Here's the phantom power DC-DC oscillator:
555.jpg


According to the notes, last revision was "R5 change from 10k to 301, phantom Fsw from 6k to 160k". I did a little poking around for sample 555 timer circuits and didn't see one that looked like the above, so I'm wondering if the resistor change from 10k to 301 ohms makes sense for that frequency change. Obviously taking it out of the audible range seems like a no-brainer, especially if a single resistor can do it.

Plausible?

I haven't cracked the case open yet to see which revision I have.
 
I put in a 332 ohm resistor (closest thing I had), and I had a nice quiet output for a few minutes. Then I started hearing the damn whine again. Thinking it over, I decided to try the 1K resistor that's shown on the schematic. The whine is a bit higher, but still audible.

I need to grab my scopemeter from work so I can see what's really going on. I'm thinking this wasn't the greatest design by a long shot, though maybe it's possible to salvage it still. Just by the sloppy schematic (many different font sizes over revisions and whatnot) I'm not very impressed.
 
That schematic is truncated so it;s hard to see in context but looks like a cap doubler or tripler to make 48V from some lower voltage. If that frequency is too low it could be audible. Or it could be beating with some other high frequency noise.

555 is an old school bistable, so this is a pretty simple circuit. Frequency too low is from too large resistor.

I'd look up 555 app notes to make sense of it all..

JR
 
Yeah, I did look up the app notes, but hadn't seen a circuit exactly like that. The output goes back into the threshold input?
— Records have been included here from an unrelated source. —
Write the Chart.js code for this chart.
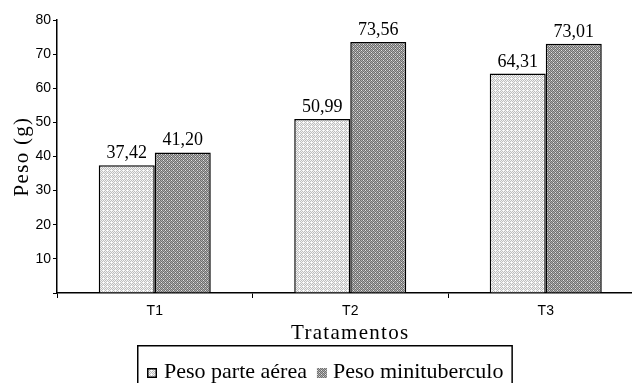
<!DOCTYPE html>
<html>
<head>
<meta charset="utf-8">
<script src="https://cdn.jsdelivr.net/npm/chart.js@4.4.1/dist/chart.umd.min.js"></script>
<style>
  html, body { margin: 0; padding: 0; background: #fff; overflow: hidden; width: 632px; height: 383px; }
  #wrap { position: relative; width: 650px; height: 383px; }
  canvas { display: block; }
</style>
</head>
<body>
<div id="wrap"><canvas id="c" width="650" height="383"></canvas></div>
<script>
// Treatments and measured weights (g)
const categories = ['T1', 'T2', 'T3'];
const pesoParteAerea = [37.42, 50.99, 64.31];
const pesoMinituberculo = [41.20, 73.56, 73.01];
const seriesNames = ['Peso parte aérea', 'Peso minituberculo'];
const yTicks = [0, 10, 20, 30, 40, 50, 60, 70, 80];
const xTitle = 'Tratamentos';
const yTitle = 'Peso (g)';

// Small pixel tiles used as hatch-like fills for the bars
function makePattern(rows, palette) {
  const h = rows.length, w = rows[0].length;
  const cv = document.createElement('canvas');
  cv.width = w; cv.height = h;
  const c = cv.getContext('2d');
  for (let y = 0; y < h; y++) {
    for (let x = 0; x < w; x++) {
      c.fillStyle = palette[rows[y][x]];
      c.fillRect(x, y, 1, 1);
    }
  }
  return document.getElementById('c').getContext('2d').createPattern(cv, 'repeat');
}

const lightFill = makePattern(
  ['WGWG', 'GWGW', 'WGWL', 'GWGW'],
  { W: '#f4f4f4', G: '#bdbdbd', L: '#ffffff' }
);
const darkFill = makePattern(
  ['DLDW', 'LDLD', 'DWDL', 'LDLD'],
  { D: '#6e6e6e', L: '#ababab', W: '#e0e0e0' }
);

const fmt = v => v.toFixed(2).replace('.', ',');
Chart.defaults.font.family = 'Liberation Sans';
Chart.defaults.font.size = 14;

const annotate = {
  id: 'annotate',
  afterDraw(chart) {
    const { ctx, chartArea: a } = chart;
    ctx.save();
    ctx.fillStyle = '#000';

    // value labels above each bar
    ctx.font = '18px "Liberation Serif"';
    ctx.textAlign = 'center';
    ctx.textBaseline = 'alphabetic';
    chart.data.datasets.forEach((ds, i) => {
      chart.getDatasetMeta(i).data.forEach((bar, j) => {
        ctx.fillText(fmt(ds.data[j]), bar.x, bar.y - 7);
      });
    });

    // axis titles
    ctx.font = '21px "Liberation Serif"';
    ctx.letterSpacing = '1.3px';
    ctx.fillText(xTitle, (a.left + a.right) / 2, chart.scales.x.bottom + 0.5);
    ctx.save();
    ctx.translate(27.5, (a.top + a.bottom) / 2);
    ctx.rotate(-Math.PI / 2);
    ctx.fillText(yTitle, 0, 0);
    ctx.restore();
    ctx.letterSpacing = '0px';

    // legend box
    const fills = [lightFill, darkFill];
    const boxLeft = 137, boxTop = 345, base = 378, mk = 10;
    ctx.font = '22px "Liberation Serif"';
    ctx.textAlign = 'left';
    let x = boxLeft + 10;
    chart.data.datasets.forEach((ds, i) => {
      ctx.fillStyle = fills[i];
      ctx.fillRect(x, base - mk, mk, mk);
      if (i === 0) {
        ctx.strokeStyle = '#000';
        ctx.lineWidth = 1.5;
        ctx.strokeRect(x + 0.75, base - mk + 0.75, mk - 1.5, mk - 1.5);
      }
      x += mk + (i === 0 ? 7 : 6);
      ctx.fillStyle = '#000';
      ctx.fillText(ds.label, x, base);
      x += ctx.measureText(ds.label).width + 10;
    });
    ctx.strokeStyle = '#000';
    ctx.lineWidth = 1.5;
    ctx.strokeRect(boxLeft + 0.75, boxTop + 0.75, x - boxLeft - 2, 60);
    ctx.restore();
  }
};

new Chart(document.getElementById('c'), {
  type: 'bar',
  data: {
    labels: categories,
    datasets: [
      { label: seriesNames[0], data: pesoParteAerea, backgroundColor: lightFill,
        borderColor: '#000', borderWidth: 1.5 },
      { label: seriesNames[1], data: pesoMinituberculo, backgroundColor: darkFill,
        borderColor: '#000', borderWidth: 1.5 }
    ]
  },
  options: {
    responsive: false,
    animation: false,
    devicePixelRatio: 1,
    categoryPercentage: 0.573,
    barPercentage: 1,
    layout: { padding: { top: 20, right: 6.5, bottom: 45, left: 0 } },
    plugins: { legend: { display: false }, tooltip: { enabled: false } },
    scales: {
      x: {
        grid: { display: true, drawOnChartArea: false, drawTicks: true, tickLength: 5,
                color: '#000', lineWidth: 1, offset: true },
        border: { display: true, color: '#000', width: 1.5 },
        ticks: { color: '#000', font: { size: 14 }, padding: 5, maxRotation: 0 },
        afterFit(s) { s.height = 45; }
      },
      y: {
        min: 0, max: 80,
        afterBuildTicks(s) { s.ticks = yTicks.map(v => ({ value: v })); },
        grid: { drawOnChartArea: false, drawTicks: true, tickLength: 4, color: '#000', lineWidth: 1 },
        border: { display: true, color: '#000', width: 1.5 },
        ticks: { color: '#000', font: { size: 14 }, padding: 2,
                 callback: v => (v === 0 ? '' : String(v)) },
        afterFit(s) { s.width = 57; }
      }
    }
  },
  plugins: [annotate]
});
</script>
</body>
</html>
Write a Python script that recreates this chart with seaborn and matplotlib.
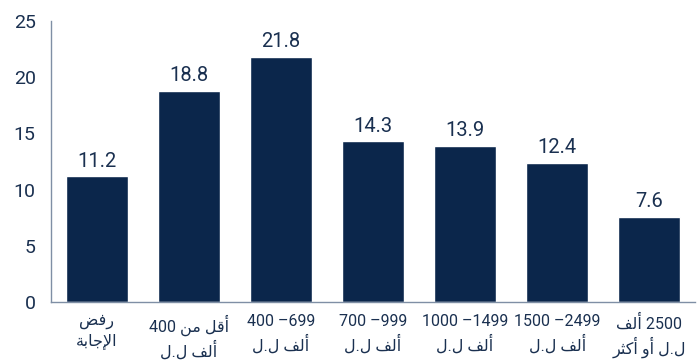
import matplotlib
matplotlib.use("Agg")
import matplotlib.pyplot as plt
import pandas as pd
import seaborn as sns


# data
cats = ["refuse", "lt400", "400-699", "700-999", "1000-1499", "1500-2499", "2500+"]
values = [11.2, 18.8, 21.8, 14.3, 13.9, 12.4, 7.6]
labels_logical = [
    "رفض\nالإجابة",
    "أقل من 400\nألف ل.ل",
    "400 –699\nألف ل.ل",
    "700 –999\nألف ل.ل",
    "1000 –1499\nألف ل.ل",
    "1500 –2499\nألف ل.ل",
    "2500 ألف\nل.ل أو أكثر",
]
y_ticks = [0, 5, 10, 15, 20, 25]


# small arabic shaper (matplotlib does no shaping on its own)
FORMS = {
    'ا': ('\uFE8D', '\uFE8E', None, None),
    'أ': ('\uFE83', '\uFE84', None, None),
    'إ': ('\uFE87', '\uFE88', None, None),
    'ب': ('\uFE8F', '\uFE90', '\uFE91', '\uFE92'),
    'ة': ('\uFE93', '\uFE94', None, None),
    'ث': ('\uFE99', '\uFE9A', '\uFE9B', '\uFE9C'),
    'ج': ('\uFE9D', '\uFE9E', '\uFE9F', '\uFEA0'),
    'ر': ('\uFEAD', '\uFEAE', None, None),
    'ض': ('\uFEBD', '\uFEBE', '\uFEBF', '\uFEC0'),
    'ف': ('\uFED1', '\uFED2', '\uFED3', '\uFED4'),
    'ق': ('\uFED5', '\uFED6', '\uFED7', '\uFED8'),
    'ك': ('\uFED9', '\uFEDA', '\uFEDB', '\uFEDC'),
    'ل': ('\uFEDD', '\uFEDE', '\uFEDF', '\uFEE0'),
    'م': ('\uFEE1', '\uFEE2', '\uFEE3', '\uFEE4'),
    'ن': ('\uFEE5', '\uFEE6', '\uFEE7', '\uFEE8'),
    'و': ('\uFEED', '\uFEEE', None, None),
}
LAM_ALEF = {'ا': ('\uFEFB', '\uFEFC'), 'أ': ('\uFEF7', '\uFEF8'), 'إ': ('\uFEF9', '\uFEFA')}


def is_arabic(w):
    return any(c in FORMS for c in w)


def shape_word(w):
    if not is_arabic(w):
        return w
    chars = list(w)
    out = []
    i = 0
    while i < len(chars):
        c = chars[i]
        if c not in FORMS:
            out.append(c)
            i += 1
            continue
        prev = chars[i - 1] if i > 0 else None
        joins_prev = prev in FORMS and FORMS[prev][2] is not None
        if c == 'ل' and i + 1 < len(chars) and chars[i + 1] in LAM_ALEF:
            out.append(LAM_ALEF[chars[i + 1]][1 if joins_prev else 0])
            i += 2
            continue
        nxt = chars[i + 1] if i + 1 < len(chars) else None
        joins_next = FORMS[c][2] is not None and nxt in FORMS
        iso, fin, ini, med = FORMS[c]
        if joins_prev and joins_next:
            out.append(med)
        elif joins_prev:
            out.append(fin)
        elif joins_next:
            out.append(ini)
        else:
            out.append(iso)
        i += 1
    return ''.join(reversed(out))


def shape(text):
    # lines with arabic are laid out right to left
    lines = []
    for line in text.split("\n"):
        words = line.split(" ")
        if is_arabic(line):
            words = words[::-1]
        lines.append(" ".join(shape_word(w) for w in words))
    return "\n".join(lines)


navy = "#0b264b"
text_col = "#1a3050"
axis_col = "#7f8fa5"

sns.set_style("white")
plt.rcParams['font.family'] = ['Roboto', 'DejaVu Sans']

df = pd.DataFrame({"cat": cats, "value": values})

fig = plt.figure(figsize=(6.98, 3.62), dpi=100)
ax = fig.add_axes([0.073, 0.166, 0.923, 0.776])

sns.barplot(data=df, x="cat", y="value", color=navy, saturation=1,
            width=0.68, ax=ax)

for c in ax.containers:
    ax.bar_label(c, fmt="%.1f", padding=4, fontsize=14.5, color=text_col)

ax.set_xlim(-0.5, len(cats) - 0.5)
ax.set_ylim(0, 25)
ax.set_yticks(y_ticks)
ax.set_xticks(range(len(cats)))
ax.set_xticklabels([shape(t) for t in labels_logical], fontsize=11.5,
                   color=text_col, linespacing=1.3)
ax.set_xticks([i - 0.5 for i in range(len(cats) + 1)], minor=True)
ax.tick_params(axis="x", which="major", length=0, pad=9)
ax.tick_params(axis="x", which="minor", length=6, width=1, color=axis_col,
               direction="out")
ax.tick_params(axis="y", length=5, width=1, color=axis_col, direction="out",
               labelsize=14, labelcolor=text_col, pad=6)
ax.set_xlabel("")
ax.set_ylabel("")

sns.despine(ax=ax, top=True, right=True)
for side in ["left", "bottom"]:
    ax.spines[side].set_color(axis_col)
    ax.spines[side].set_linewidth(1)

fig.savefig("out.png", dpi=100)
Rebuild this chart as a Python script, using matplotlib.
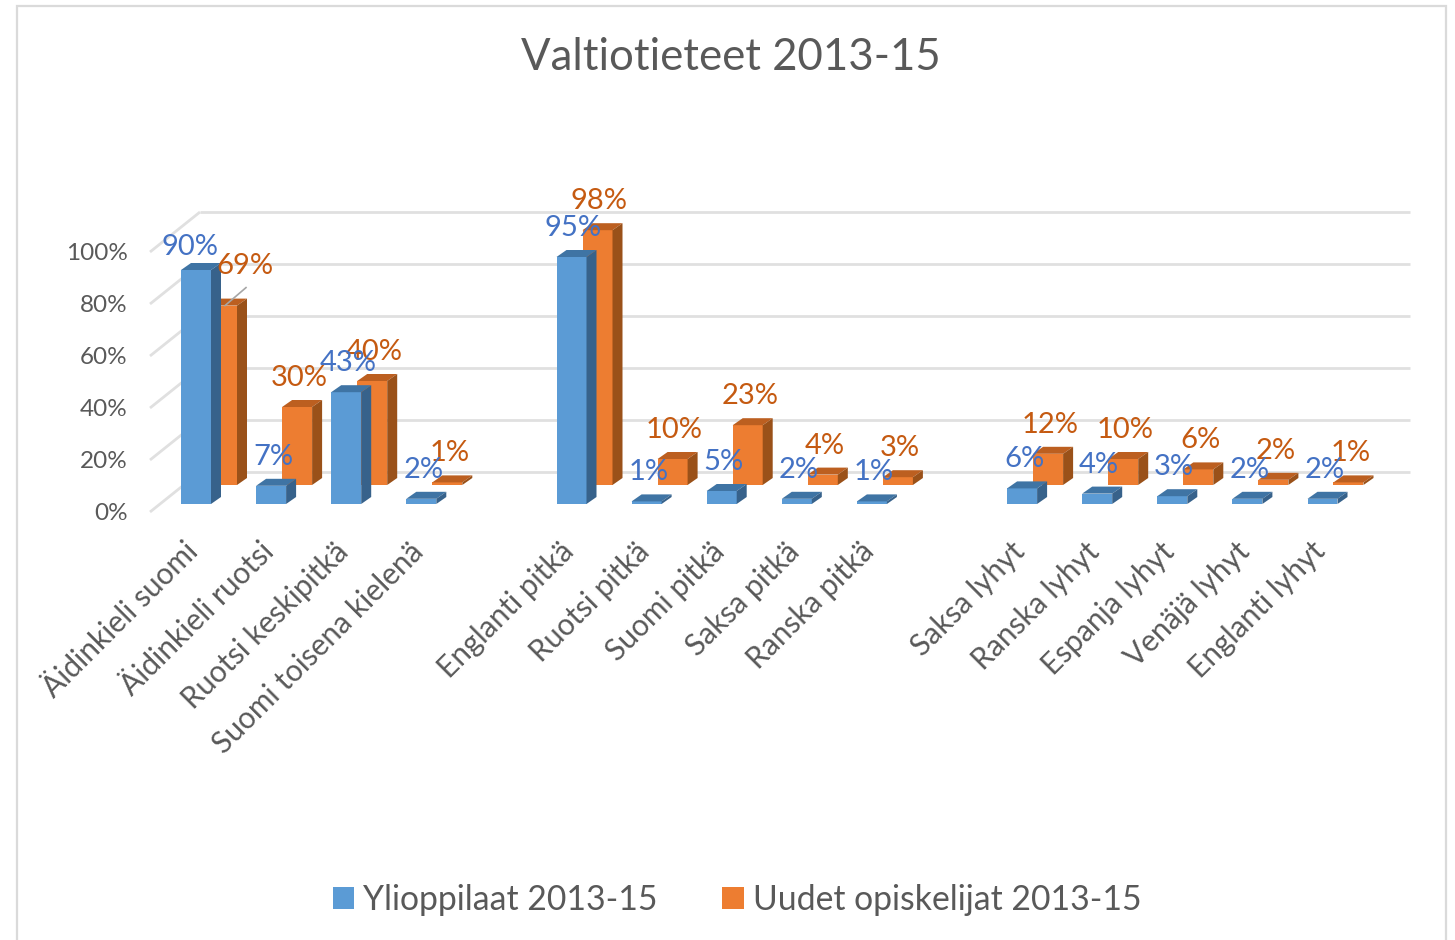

Anyway, lower values of resistor raise the frequency. It's still audible, though I need to find an actual 301R resistor since the closest I had was 332R. Maybe I have one at work...

The other funky thing in this design is that this circuit is very close to the multipin connector for the dock, so there's an easy path for the noise to radiate into the inputs. This evening I used copper foil tape to cover the oscillator and doubler/tripler/quadrupler? circuitry to help shield that. I'm getting very close - most of the time the whine is lost in the noise floor. With the official resistor value I'm thinking maybe I'll be at a frequency that doesn't happen to have some harmonic relationship with the digital stuff.

All that aside, I did some recording with my original Prodigy-Pro fum group buy ribbon mic, and it sounds quite good. I'm not much on the whole "mic pre" hype, but without the phantom problem this unit sounds quite good with that mic and plenty of gain. Better monitoring would be nice; near as I can figure if you want to hear yourself live you're stuck with some significant (30-40mS???) latency in the headphones while recording.
 
OK, we have success!

Changing to a 300 ohm resistor pushed the frequency up to around 154KHz, as measured by my Fluke scopemeter. Not the 160KHz mentioned in the revision, but apparently close enough. Between that and the copper tape shielding it seems like the whine is completely gone. I might do some testing to see if the noise floor has increased, but so far no complaints.
 
YO' DA ACE!!! Nice fix.
All the Onyx based gear has this whining problem going on. Sales staff at Guitar Satan can't hear it of course. I have returned three 400Fs then gave up.
 
Maybe the smaller units have the problem. We've got a couple of the Onyx 1640 mixers at work and the have a real phantom supply.

While researching this I found that there's a different sort of whine in some of the units, related to the Firewire implementation. "Mac Firewire whine" or something to that effect. No problems with that, anyway.